GULFPORT — Looking back on 2010, city officials say they are pleased with their approach to spending and with avoiding layoffs.
"What we're most proud of, and it takes a tremendous amount of cooperation in our city, is that with all the financial challenges we have, we remain debt free," says Mayor Michael Yakes.
"We did not layoff any of our employees and we actually reduced our operating budget by approximately 10 percent."
City Manager Jim O'Reilly said the city has a reserve of about $4,448,704 of the general fund budget.
"We need to function as if we're a big city. We don't have the population, but we have all the services: police, fire, EMS, water, sewer, public works, a recreation center, a senior center, a library. What we don't have is the ability to close down one because we only have one," said Yakes.
A major focus for next year will be economic redevelopment in the 49th Street corridor in cooperation with the South 49th Street Business Association.
"The long-term plan is to see an improved area with commerce and industry to support the existing businesses and create an area of improved employment opportunities," said O'Reilly.
"Short-term is to provide a basket of tools for property owners to improve their property values."
Jeri Reed, president of the South 49th Street Business Association, says the area is unique and diverse. She admits that 49th Street, at times, has a reputation of being a rough area, but she says "it's really not that bad."
"So 49," as Reed calls the association, has been in existence for a little more than two years now.
Gulfport officials are emphasizing going green as they develop incentives for people to improve their properties and receive green certification. They have also expanded their recycling program to make it easier and inclusive.

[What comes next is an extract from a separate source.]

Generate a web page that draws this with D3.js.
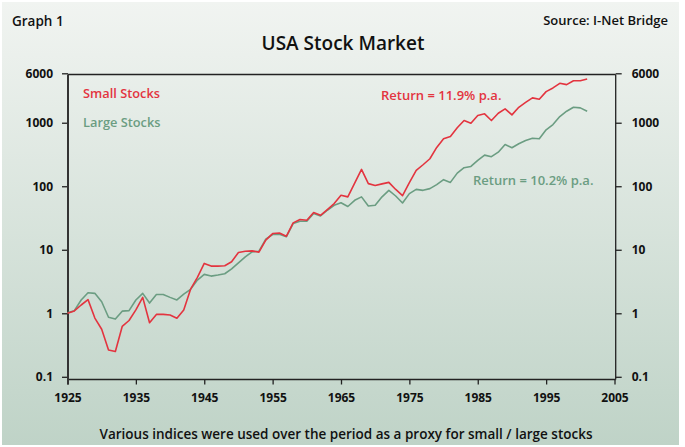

Yakes said he is pleased with the results in a shared partnership with St. Petersburg, Pinellas County, and the state of Florida on the enhancements to the Clam Bayou Nature Park.
According to the Southwest Florida Water Management District (Swiftmud), one of the restoration sites for the storm water treatment project is complete and another stormwater pond is approximately 50 percent complete.
Resident Pat Dunham is happy with both the progress of Gulfport, as well as the supportive family-like feeling it has retained, as her 35 years there would imply.
"We have what upscale communities have without the price tag," she said, adding that even the more outspoken residents are acknowledged and respected by the City Council.
"We're able to speak to our council members and if we have a concern, they listen and act on things. These people are not on pedestals. They recognize us; they're our neighbors. Our mayor, he's Mike. If you go down to the marina some mornings, you just might find him there, having coffee with the guys."
"The residents of Gulfport are relatively vocal," said Yakes. "There's always going to be concerns that people have, but I would say we're at about 85 percent confidence and understanding in the city.